SERAP dares accountability, as FG returns Ibori’s £4.2m loot to Delta
By Ayo Fadimu
The Socio-Economic Rights and Accountability Project, SERAP, has vowed to pursue how Delta State Governor, Dr. Ifeanyi Okowa, intends to spend the £4.2m Ibori loot, which the Accountant-General of the Federation, AGF, Mr. Ahmed Idris, said had been n transferred to Delta State Government.
In a tweet this on Tuesday evening, SERAP urged Dr. Okowa to urgently confirm if Delta State has received the £4.2m Ibori loot, challenging the governor to publish details of how the returned loot will be spent.
Earlier on Tuesday, Idris had disclosed that the Federal government has returned the looted funds by the ex-governor to the coffers of Delta State government.
It would be recalled that the Attorney-General of the Federation, Abubakar Malami had on March 9 said the loot would be used for the construction of the second Niger Bridge, Abuja-Kano road, and Lagos-Ibadan Express road and not returned to the Delta State Government where it was pilfered from.
The stance of the AttorneyGeneral drew a lot of criticism, the Delta State government insisted that since the loot was share of Delta State from the federal purse, it ought to be returned to the state but Malami argued that the law that was alleged to have been breached by Ibori was a federal law and that the parties of interests involved in the repatriation of the funds were national and not sub-national governments.
“The major consideration relating to who is entitled to a fraction or perhaps the money in its entirety is a function of law and international diplomacy,” Mr.

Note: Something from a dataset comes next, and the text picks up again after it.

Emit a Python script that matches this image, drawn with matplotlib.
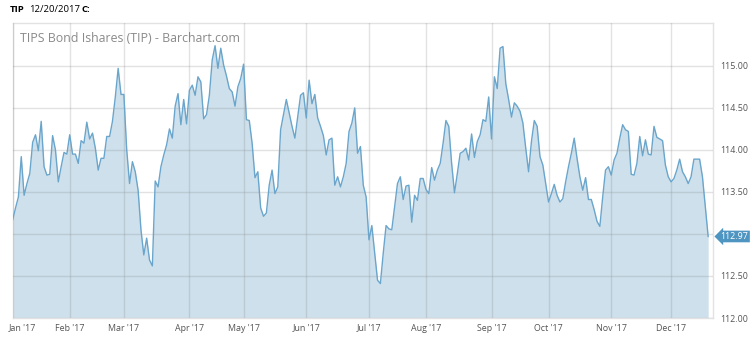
import numpy as np
import matplotlib.pyplot as plt
from matplotlib.transforms import offset_copy

plt.rcParams['font.family'] = ['Open Sans', 'DejaVu Sans']

# daily closes (trading days), 2017
jan = [113.17, 113.31, 113.44, 113.92, 113.46, 113.60, 113.72, 114.09, 114.18, 113.99,
       114.34, 113.80, 113.70, 113.71, 114.17, 114.00, 113.62, 113.80, 113.97, 113.95]
feb = [114.18, 113.95, 113.95, 113.84, 114.11, 114.08, 114.33, 114.13, 114.20, 114.02,
       113.76, 113.90, 113.90, 114.16, 114.16, 114.34, 114.63, 114.97, 114.66]
mar = [114.66, 114.00, 113.60, 113.86, 113.74, 113.52, 113.05, 112.75, 112.95, 112.69,
       112.62, 113.63, 113.56, 113.80, 113.94, 114.06, 114.25, 114.14, 114.52, 114.67,
       114.30, 114.60, 114.31]
apr = [114.71, 114.77, 114.65, 114.87, 114.81, 114.37, 114.42, 114.65, 115.07, 115.24,
       114.97, 115.21, 115.01, 114.88, 114.73, 114.69, 114.52, 114.75, 114.85]
may = [115.02, 114.36, 114.35, 114.08, 113.67, 113.74, 113.31, 113.21, 113.25, 113.58,
       113.76, 113.48, 113.56, 114.24, 114.42, 114.60, 114.44, 114.28, 114.14, 114.40,
       114.65, 114.68]
jun = [114.38, 114.83, 114.55, 114.66, 114.38, 114.28, 114.17, 113.94, 114.12, 114.14,
       113.58, 113.68, 113.56, 113.68, 113.84, 114.22, 114.32, 114.50, 113.96, 114.04,
       113.58, 113.44]
jul = [112.93, 113.10, 112.77, 112.45, 112.41, 112.77, 113.10, 113.06, 113.05, 113.33,
       113.60, 113.68, 113.41, 113.57, 113.58, 113.14, 113.46, 113.40, 113.66, 113.66]
aug = [113.53, 113.48, 113.79, 113.64, 113.76, 113.84, 114.08, 114.35, 114.28, 113.84,
       113.49, 113.72, 113.96, 113.98, 114.02, 113.88, 114.19, 113.91, 114.10, 114.18,
       114.36, 114.34, 114.63]
sep = [114.13, 114.87, 114.73, 115.21, 115.23, 114.79, 114.60, 114.39, 114.56, 114.52,
       114.46, 114.32, 114.02, 113.74, 114.10, 114.35, 114.28, 113.92, 113.82, 113.60]
oct_ = [113.38, 113.48, 113.59, 113.46, 113.38, 113.42, 113.62, 113.80, 113.96, 114.14,
        113.90, 113.68, 113.52, 113.67, 113.41, 113.41, 113.29, 113.15, 113.09, 113.44,
        113.76, 113.80]
nov = [113.70, 113.88, 113.96, 114.14, 114.30, 114.24, 114.22, 113.71, 113.70, 113.84,
       114.16, 113.93, 114.12, 113.95, 113.94, 114.28, 114.15, 114.13, 114.11, 113.82,
       113.68]
dec = [113.62, 113.66, 113.76, 113.89, 113.74, 113.68, 113.60, 113.68, 113.89, 113.89,
       113.89, 113.68, 113.33, 112.97]

months = [jan, feb, mar, apr, may, jun, jul, aug, sep, oct_, nov, dec]
month_labels = ["Jan '17", "Feb '17", "Mar '17", "Apr '17", "May '17", "Jun '17",
                "Jul '17", "Aug '17", "Sep '17", "Oct '17", "Nov '17", "Dec '17"]
y_ticks = [112.0, 112.5, 113.0, 113.5, 114.0, 114.5, 115.0]

close = np.concatenate(months)
x = np.arange(len(close))
month_starts = np.cumsum([0] + [len(m) for m in months[:-1]])
last = close[-1]

fig = plt.figure(figsize=(7.5, 3.39), dpi=100)
ax = fig.add_axes([12.7 / 750, 1 - 318 / 339, (713 - 12.7) / 750, (318 - 23) / 339])

ax.fill_between(x, close, 112.0, color='#cde0eb', lw=0, zorder=1)
ax.plot(x, close, color='#6aa5cc', lw=1.0, zorder=3)

ax.set_xlim(0, 245.7)
ax.set_ylim(112.0, 115.51)

ax.set_xticks(month_starts)
ax.set_xticklabels(month_labels)
ax.set_yticks(y_ticks)
# the label nearest to the last price is hidden behind the badge
ax.set_yticklabels(['' if abs(v - last) < 0.15 else '%.2f' % v for v in y_ticks])
ax.yaxis.tick_right()
ax.tick_params(axis='both', length=0, labelsize=6.4, colors='#555555')
ax.tick_params(axis='y', pad=5.5)
ax.tick_params(axis='x', pad=4)

# first month label sits to the right of its gridline
first = ax.get_xticklabels()[0]
first.set_ha('left')
first.set_transform(offset_copy(first.get_transform(), fig=fig, x=-4, units='dots'))

ax.grid(True, color='#8c8c8c', alpha=0.25, lw=1, zorder=2)
ax.set_axisbelow(False)
for s in ax.spines.values():
    s.set_color('#e2e2e2')
    s.set_linewidth(1)

ax.text(2.55, 115.33, 'TIPS Bond Ishares (TIP) - Barchart.com',
        fontsize=8.9, color='#8a8a8a', va='center', ha='left', zorder=5)

# last price badge
ax.annotate('%.2f' % last, xy=(1.0, last), xycoords=('axes fraction', 'data'),
            xytext=(5.5, 0), textcoords='offset points', va='center', ha='left',
            fontsize=6.4, color='white',
            bbox=dict(boxstyle='larrow,pad=0.15', fc='#4f95c2', ec='none'),
            annotation_clip=False)

# header
fig.text(10 / 750, 1 - 10 / 339, 'TIP', fontsize=6.8, fontweight='bold', va='center')
fig.text(29 / 750, 1 - 10 / 339, '12/20/2017', fontsize=6.8, va='center')
fig.text(81 / 750, 1 - 10 / 339, 'C:', fontsize=6.8, fontweight='bold', va='center')

fig.savefig('out.png', dpi=100)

Malami said during his Tuesday appearance on Channels Television’s Politics Today.
But the Accountant-General while appearing before the House of Representatives Ad hoc Committee on Tuesday said that recoveries are made by the Federal Government on behalf of states.
According to him, any recovery arising from looted funds from a particular state would go directly to the states.
“It was paid to Delta State,” he said when asked where the money was diverted to. “So such recoveries go specifically to those states. Honourable Chairman, any recovery arising from the looted funds from a particular state goes to the state. The state governors will not even allow this to fly.”
He added, “Some recoveries are for some state governments, specific state governments. I know there was a time recovery was made on behalf of Plateau State, there was one for Bayelsa, there is one for Delta,” he said when asked where the money was diverted to.
“You know they will not. They will take the Federal Government to court for holding their money. So we don’t joke or play with that, we pay them their money.”
His remarks come a week after The Federal Government announced that it had received the £4.2million seized from the associates of the convicted former governor from the United Kingdom.